Now that the results are in and Barack Obama will be the next U.S. president, what changes might his presidency bring for U.S. intellectual property laws? With election day behind us, a review of pre-election reports of Obama’s IP policies may be useful. Many of the Obama-Biden goals for IP are summarized in a fact sheet that was published on the Obama campaign website. Even if only a few of the goals become reality, the next several years will continue to yield interesting developments in the field of IP.
Privacy
President-elect Obama has offered several suggestions for amending U.S. privacy laws. For example, he has proposed protecting sensitive information that is not sector-specific (i.e., not financial or health-related), such as geographic location data. An opposer of the original proposal to renew the USA Patriot Act in 2005, he also supports restrictions on how the government can use its databases of information about public citizens.
Copyrights and Media
The Obama-Biden fact sheet offers few specific proposals relating to copyright law.
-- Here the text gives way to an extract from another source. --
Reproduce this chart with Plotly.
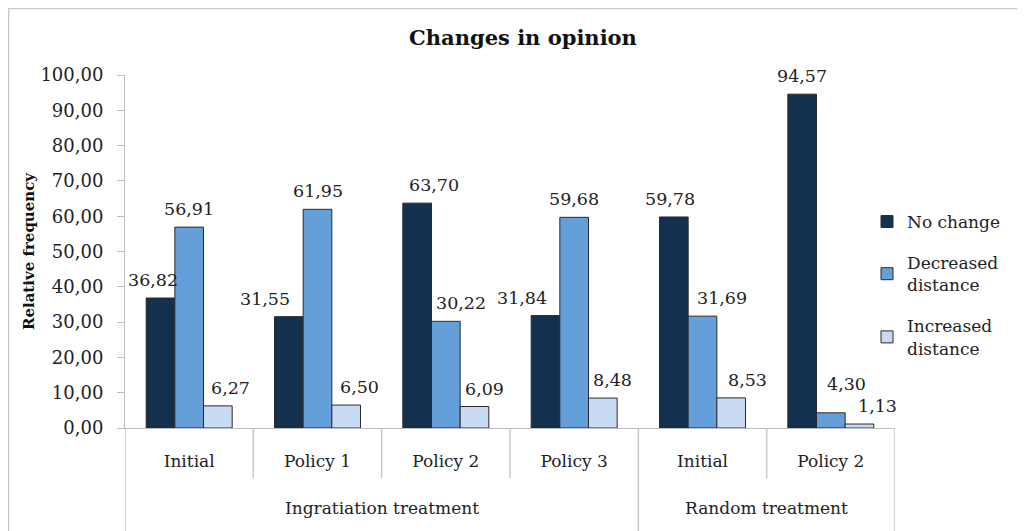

Although it states that “Intellectual property is to the digital age what physical goods were to the industrial age”, it describes Obama’s goals for copyright protection as simply promoting cooperation in international IP protection standards, and protecting U.S. IP in foreign markets.
However, President-elect Obama provided much more information about his proposals governing how copyrightable content is delivered. His proposals include:
– requiring Internet service providers to provide parents with content-filtering software and tools to prevent children from sharing information online;
– redefining “broadband” in FCC rules to exclude low (200 kbps) speeds;
– requiring “net neutrality” by preventing network service providers from discriminating against web sites and charging higher fees to access out-of-network web sites; and
– reducing the consolidation in media outlet ownership that has occurred in recent years, and emphasizing broadcasters’ public interest obligations to cover local issues and respond to local communities.
Patents
An Obama presidency may yield a continued boom in “clean technology” patents, as he proposes (i) a Clean Technologies Deployment Venture Capital Fund, with investments of $10 billion in each year of a five-year period, and (ii) increased investment in low-carbon coal technologies.
Finally, in what several reporters have called a radical change, President-elect Obama has proposed giving patent applicants the option of requesting a “gold-plated” patent, which would only issue after rigorous public peer review. The concept of “citizen review” is a repeated theme in the Obama IP fact sheet. How this program will differ from existing Peer-to-Patent program will depend on the benefits offered to applicants who participate in the program, or perhaps whether participation becomes mandatory.
Chances are, and this has proven to be true, that not much attention will be paid to these laws with all the political discourse that has been going on.